– Все, милая! Надо было поспорить немного со служилыми. Пострадали, христа ради! Особенно кум Иван, – глянул на Похабова и опять не удержался от смешка.
– У меня другой бочонок с вином есть! – пообещал. Поглядел строго на домашних холопов из сибирских народов. Чернявые, узкоглазые, в русских рубахах, они выползали из укрытий и понуро приближались к побитому хозяину. – Что, веселились, глядя, как меня за бороду дерут?
– Нам у тебя хорошо! – коряво промямлил стриженый мужик.

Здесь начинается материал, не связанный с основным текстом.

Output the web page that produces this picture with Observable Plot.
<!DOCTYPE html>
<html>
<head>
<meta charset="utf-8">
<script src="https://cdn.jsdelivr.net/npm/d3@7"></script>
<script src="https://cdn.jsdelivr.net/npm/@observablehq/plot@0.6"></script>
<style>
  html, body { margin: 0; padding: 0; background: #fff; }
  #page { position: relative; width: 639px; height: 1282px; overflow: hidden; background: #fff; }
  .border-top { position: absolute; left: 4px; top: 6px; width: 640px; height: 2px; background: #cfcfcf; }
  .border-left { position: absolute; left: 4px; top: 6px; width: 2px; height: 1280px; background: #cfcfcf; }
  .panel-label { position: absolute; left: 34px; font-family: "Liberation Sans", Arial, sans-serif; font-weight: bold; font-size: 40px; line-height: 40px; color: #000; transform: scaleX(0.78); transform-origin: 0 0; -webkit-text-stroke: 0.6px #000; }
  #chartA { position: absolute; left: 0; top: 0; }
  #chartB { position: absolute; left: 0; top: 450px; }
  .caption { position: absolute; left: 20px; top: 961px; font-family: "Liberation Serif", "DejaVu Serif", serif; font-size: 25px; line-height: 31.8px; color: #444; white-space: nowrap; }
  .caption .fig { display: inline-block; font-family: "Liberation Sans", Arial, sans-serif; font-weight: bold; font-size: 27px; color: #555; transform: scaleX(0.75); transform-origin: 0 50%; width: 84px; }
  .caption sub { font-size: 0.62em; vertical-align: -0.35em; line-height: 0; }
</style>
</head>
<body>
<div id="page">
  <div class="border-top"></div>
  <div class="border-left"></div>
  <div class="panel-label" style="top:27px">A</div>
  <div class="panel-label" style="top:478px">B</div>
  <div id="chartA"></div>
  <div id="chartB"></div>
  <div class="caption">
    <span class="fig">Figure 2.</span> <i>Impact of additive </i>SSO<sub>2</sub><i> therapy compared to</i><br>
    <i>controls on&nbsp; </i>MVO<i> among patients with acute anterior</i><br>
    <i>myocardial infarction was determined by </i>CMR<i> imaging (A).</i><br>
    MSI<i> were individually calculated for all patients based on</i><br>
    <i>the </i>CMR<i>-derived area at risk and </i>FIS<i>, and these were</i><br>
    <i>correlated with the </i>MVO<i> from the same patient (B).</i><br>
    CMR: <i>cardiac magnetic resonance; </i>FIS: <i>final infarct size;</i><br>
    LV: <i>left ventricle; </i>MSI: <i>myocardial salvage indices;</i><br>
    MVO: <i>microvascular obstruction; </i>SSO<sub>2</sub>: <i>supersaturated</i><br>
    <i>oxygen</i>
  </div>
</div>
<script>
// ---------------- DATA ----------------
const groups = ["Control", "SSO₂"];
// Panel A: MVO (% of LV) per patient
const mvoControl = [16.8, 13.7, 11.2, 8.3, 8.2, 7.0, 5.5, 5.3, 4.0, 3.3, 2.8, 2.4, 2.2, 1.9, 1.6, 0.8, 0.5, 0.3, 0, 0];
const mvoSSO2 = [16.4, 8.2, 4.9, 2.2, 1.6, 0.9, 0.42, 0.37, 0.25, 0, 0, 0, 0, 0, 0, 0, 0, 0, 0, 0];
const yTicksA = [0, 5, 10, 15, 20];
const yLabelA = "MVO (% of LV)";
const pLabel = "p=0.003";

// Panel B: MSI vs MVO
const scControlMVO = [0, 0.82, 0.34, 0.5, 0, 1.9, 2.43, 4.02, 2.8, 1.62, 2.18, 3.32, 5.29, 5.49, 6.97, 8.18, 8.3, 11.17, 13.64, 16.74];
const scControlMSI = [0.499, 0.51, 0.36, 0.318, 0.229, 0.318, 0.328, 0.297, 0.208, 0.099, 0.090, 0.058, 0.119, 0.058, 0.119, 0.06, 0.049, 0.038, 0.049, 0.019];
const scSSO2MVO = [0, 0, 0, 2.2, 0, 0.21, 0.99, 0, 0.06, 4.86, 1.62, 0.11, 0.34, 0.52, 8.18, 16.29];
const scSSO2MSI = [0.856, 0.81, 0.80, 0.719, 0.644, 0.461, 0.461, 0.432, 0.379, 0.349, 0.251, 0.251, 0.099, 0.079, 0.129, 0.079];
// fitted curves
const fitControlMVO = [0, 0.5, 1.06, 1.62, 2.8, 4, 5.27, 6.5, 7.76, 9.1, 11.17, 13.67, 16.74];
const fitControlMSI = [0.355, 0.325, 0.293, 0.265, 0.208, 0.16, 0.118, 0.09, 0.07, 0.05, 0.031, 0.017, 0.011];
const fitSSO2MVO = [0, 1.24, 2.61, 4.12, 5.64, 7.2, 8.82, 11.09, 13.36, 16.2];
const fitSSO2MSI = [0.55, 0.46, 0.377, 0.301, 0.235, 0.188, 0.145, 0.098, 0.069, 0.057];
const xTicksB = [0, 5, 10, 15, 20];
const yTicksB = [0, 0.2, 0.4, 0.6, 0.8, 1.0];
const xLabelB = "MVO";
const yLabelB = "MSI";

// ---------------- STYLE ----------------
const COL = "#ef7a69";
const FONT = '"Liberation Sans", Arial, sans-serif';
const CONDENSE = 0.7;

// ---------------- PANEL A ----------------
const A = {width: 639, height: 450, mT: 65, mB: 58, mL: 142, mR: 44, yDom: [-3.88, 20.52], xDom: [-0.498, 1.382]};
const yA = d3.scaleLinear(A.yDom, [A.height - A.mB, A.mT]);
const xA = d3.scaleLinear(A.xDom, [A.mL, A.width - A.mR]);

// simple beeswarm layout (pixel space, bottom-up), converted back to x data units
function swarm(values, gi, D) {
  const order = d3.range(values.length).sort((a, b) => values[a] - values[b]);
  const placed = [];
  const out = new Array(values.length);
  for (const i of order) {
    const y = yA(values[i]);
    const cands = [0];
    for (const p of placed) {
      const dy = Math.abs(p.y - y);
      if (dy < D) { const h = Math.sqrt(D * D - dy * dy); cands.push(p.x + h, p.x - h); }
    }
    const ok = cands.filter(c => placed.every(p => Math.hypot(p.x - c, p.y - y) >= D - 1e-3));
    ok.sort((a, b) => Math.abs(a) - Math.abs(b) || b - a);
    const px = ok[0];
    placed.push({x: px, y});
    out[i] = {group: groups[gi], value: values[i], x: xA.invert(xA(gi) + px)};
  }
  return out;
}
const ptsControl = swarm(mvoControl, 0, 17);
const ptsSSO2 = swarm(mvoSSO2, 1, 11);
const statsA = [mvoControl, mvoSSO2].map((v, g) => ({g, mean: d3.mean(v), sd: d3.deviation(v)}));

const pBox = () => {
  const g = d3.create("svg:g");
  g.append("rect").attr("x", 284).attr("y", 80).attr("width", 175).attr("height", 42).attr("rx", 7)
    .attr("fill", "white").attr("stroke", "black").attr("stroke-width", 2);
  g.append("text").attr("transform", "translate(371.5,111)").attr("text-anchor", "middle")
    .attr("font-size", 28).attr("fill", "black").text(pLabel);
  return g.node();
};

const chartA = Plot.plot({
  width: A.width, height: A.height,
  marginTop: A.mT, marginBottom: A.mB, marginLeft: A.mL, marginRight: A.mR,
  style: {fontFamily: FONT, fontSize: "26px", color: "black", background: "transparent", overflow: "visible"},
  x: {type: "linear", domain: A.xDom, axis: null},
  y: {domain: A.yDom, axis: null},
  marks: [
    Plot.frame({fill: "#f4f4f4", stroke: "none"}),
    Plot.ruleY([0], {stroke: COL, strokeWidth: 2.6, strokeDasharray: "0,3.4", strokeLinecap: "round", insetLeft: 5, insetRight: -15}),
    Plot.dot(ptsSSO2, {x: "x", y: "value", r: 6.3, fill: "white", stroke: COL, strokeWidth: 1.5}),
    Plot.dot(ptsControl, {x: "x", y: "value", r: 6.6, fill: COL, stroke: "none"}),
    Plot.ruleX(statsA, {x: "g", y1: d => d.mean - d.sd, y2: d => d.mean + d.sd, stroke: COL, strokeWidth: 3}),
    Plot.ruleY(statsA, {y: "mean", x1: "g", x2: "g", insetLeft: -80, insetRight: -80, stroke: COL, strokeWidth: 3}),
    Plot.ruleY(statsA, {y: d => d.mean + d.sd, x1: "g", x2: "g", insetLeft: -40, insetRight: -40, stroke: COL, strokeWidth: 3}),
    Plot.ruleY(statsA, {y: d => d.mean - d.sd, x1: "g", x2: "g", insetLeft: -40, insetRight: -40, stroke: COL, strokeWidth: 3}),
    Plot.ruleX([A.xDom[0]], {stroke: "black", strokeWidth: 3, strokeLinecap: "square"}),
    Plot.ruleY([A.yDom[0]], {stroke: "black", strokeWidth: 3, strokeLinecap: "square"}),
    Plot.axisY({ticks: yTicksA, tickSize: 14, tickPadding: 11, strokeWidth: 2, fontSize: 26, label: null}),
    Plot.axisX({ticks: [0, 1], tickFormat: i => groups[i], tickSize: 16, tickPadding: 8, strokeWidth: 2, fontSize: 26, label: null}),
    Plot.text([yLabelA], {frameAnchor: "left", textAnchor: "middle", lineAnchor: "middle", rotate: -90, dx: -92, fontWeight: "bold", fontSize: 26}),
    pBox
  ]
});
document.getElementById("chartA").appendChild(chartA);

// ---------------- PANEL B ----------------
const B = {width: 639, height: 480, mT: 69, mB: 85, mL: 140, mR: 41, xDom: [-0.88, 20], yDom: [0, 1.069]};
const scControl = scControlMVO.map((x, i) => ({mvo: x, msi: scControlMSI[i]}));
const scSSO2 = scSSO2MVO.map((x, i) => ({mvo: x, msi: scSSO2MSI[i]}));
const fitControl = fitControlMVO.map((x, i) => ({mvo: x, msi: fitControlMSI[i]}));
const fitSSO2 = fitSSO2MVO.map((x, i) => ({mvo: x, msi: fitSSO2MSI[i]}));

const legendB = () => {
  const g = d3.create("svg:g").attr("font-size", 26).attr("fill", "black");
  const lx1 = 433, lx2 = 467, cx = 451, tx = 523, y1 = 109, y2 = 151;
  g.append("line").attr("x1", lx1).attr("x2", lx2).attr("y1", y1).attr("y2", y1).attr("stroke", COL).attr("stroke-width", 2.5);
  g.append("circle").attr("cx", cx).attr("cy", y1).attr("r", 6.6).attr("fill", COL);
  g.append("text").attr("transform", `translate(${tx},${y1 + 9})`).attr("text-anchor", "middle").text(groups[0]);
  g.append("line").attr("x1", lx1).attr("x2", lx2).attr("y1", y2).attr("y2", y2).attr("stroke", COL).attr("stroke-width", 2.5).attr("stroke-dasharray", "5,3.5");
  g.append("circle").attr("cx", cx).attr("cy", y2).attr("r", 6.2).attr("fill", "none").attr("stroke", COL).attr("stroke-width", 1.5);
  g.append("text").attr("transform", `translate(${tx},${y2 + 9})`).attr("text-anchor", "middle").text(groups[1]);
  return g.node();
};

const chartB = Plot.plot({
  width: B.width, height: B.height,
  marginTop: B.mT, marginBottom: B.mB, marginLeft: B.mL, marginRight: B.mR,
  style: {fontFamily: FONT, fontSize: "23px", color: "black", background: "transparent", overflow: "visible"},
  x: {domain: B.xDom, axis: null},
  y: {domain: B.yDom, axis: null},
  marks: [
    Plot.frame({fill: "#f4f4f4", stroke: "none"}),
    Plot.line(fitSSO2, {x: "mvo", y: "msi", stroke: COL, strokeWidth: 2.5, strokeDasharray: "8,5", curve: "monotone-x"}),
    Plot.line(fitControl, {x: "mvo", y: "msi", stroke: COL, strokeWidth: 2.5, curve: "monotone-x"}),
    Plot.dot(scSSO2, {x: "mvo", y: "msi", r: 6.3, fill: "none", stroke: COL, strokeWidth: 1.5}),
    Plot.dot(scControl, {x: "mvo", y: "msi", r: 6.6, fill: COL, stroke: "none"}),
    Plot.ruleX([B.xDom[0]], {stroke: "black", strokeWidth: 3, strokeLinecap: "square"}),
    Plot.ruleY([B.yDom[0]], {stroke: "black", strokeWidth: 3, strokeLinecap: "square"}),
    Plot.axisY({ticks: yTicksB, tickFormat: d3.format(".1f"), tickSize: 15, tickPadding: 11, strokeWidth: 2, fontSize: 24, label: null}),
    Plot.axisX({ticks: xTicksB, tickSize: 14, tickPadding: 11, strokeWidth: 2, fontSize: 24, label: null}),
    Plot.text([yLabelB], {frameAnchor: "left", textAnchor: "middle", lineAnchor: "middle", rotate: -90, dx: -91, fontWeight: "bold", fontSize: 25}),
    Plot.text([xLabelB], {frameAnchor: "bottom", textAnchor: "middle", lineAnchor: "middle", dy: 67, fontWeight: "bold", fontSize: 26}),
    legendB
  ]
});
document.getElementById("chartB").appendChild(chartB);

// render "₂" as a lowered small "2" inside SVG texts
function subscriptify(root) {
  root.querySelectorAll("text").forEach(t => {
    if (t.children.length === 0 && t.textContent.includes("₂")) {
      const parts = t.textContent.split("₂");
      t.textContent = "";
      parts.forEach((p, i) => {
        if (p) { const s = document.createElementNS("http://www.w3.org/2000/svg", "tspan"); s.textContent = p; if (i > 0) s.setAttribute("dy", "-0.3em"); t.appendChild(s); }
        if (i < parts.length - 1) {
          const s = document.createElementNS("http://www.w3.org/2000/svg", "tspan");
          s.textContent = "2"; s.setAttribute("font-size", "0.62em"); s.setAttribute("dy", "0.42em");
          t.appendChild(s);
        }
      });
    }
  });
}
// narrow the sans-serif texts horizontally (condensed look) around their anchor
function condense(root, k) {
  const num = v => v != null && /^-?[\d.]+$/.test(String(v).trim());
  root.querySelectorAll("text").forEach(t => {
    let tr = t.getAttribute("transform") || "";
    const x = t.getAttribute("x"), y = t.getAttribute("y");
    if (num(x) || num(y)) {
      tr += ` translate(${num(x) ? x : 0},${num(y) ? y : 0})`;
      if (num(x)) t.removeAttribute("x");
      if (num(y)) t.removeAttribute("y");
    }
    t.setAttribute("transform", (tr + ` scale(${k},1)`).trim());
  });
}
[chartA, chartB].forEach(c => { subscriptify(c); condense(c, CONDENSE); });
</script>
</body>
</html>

Воевода безнадежно вздохнул, раздраженно махнул рукой и приказал:
– Приберите в доме! Сейчас мы, битые, гулять будем!
Ворота в острог хотели уже притворить, но в них протиснулся бравый стрелец с пышными усами, с круглыми и ясными, как фарфор, белками глаз.
– Новый сотник Бекетов! – указал на него Иван.
– Заходи, сотник! – ворчливо пробурчал воевода. – В добрый час прибыл. Нет бы неделей раньше.
Осаждавшие шумно гуляли за стенами. Острожных защитников они не беспокоили. Стыдились. Те, что защищали воеводу, собрались в его избе. Стрелец Дунайка Васильев со вспухшей щекой глядел на всех с обидчивой укоризной. Максим с Дружинкой, небитые, были смурны и печальны. У Ивана рот не закрывался. Пить разбитыми губами крепкое вино было неловко и больно. Закусывать он мог только хлебным мякишем. У рыжего Скурихина лицо было чистым, но он хоркал разбитым носом в конопушках, то и дело со смехом прикладывался рукой к своему надкушенному уху, болезненно посмеивался, дескать, в постный день кто-то из нападавших оскоромился.
Пережитое при осаде нисколько не веселило Ивана Похабова. Разговоры за столом казались ему глупыми, как и сама распря с казаками. Он молчал и хмурился. Стояло перед глазами широкоскулое, щекастое лицо ясыря, удивительно похожее на голову с бляхи. Навязчиво вспоминался старый кетский шаман. Грех слушать колдуна и верить ему. Однако все, что произошло с тех пор как тобольские грабители старых могил всучили ему эту злополучную безделушку до нынешней встречи с князцом, все прежние сказы и пророчества складывались в явь, которой трудно не верить. «Не случайно произошла эта встреча! – нашептывал голос то ли из-за правого, то ли из-за левого плеча. – Видать, завязана на судьбе чьим-то промыслом».
Не сильно ошибся воевода: братья Алексеевы со своим отрядом гуляли два дня, на третий стали собираться в Томский город Кетским волоком. Ваське-атаману нужны были казенные подводы. Без Ивана Похабова ему пришлось бы брать их на станках силой. Алексеевы уже думали, как оправдаться перед старшими сибирскими воеводами, и новых грехов к прежним прибавлять не желали. Просить коней у побитого воеводы они постеснялись и прислали в острог своего человека за Иваном.
Похабов отнекиваться не стал. Зла на томских казаков он не держал. Сердиться на сброд, что был под началом братьев Алексеевых, считал делом низким. Он нацепил саблю, нахлобучил шапку, откланялся воеводе, товарищам, пришел к избе Филиппа. Путь ему никто не заступал. На распухшее лицо с узкими щелками глаз поглядывали с виной и состраданием.
– Говорил, не иди против нас! – поднялся навстречу атаман. – Хорошо тебя украсили. Ладно жив!
– Не такое переживали! – прошепелявил Иван, оберегая губы. Григорий был совсем плох: лежал на лавке с серым, как глина, лицом. Он разлепил опухшие веки, открыл глаза, мутно взглянул на казака и болезненно зажмурился.
– Покажи, каких коней запрягать, – приказал атаман. – До Маковского дойдем, там возьмем струги или барку.
Томских окладов казаки с угрюмыми лицами готовились к переходу. Работали они неохотно. На них тоскливо, с укоризной поглядывали казаки и стрельцы енисейских окладов, ввязавшиеся в атаманскую распрю с воеводой.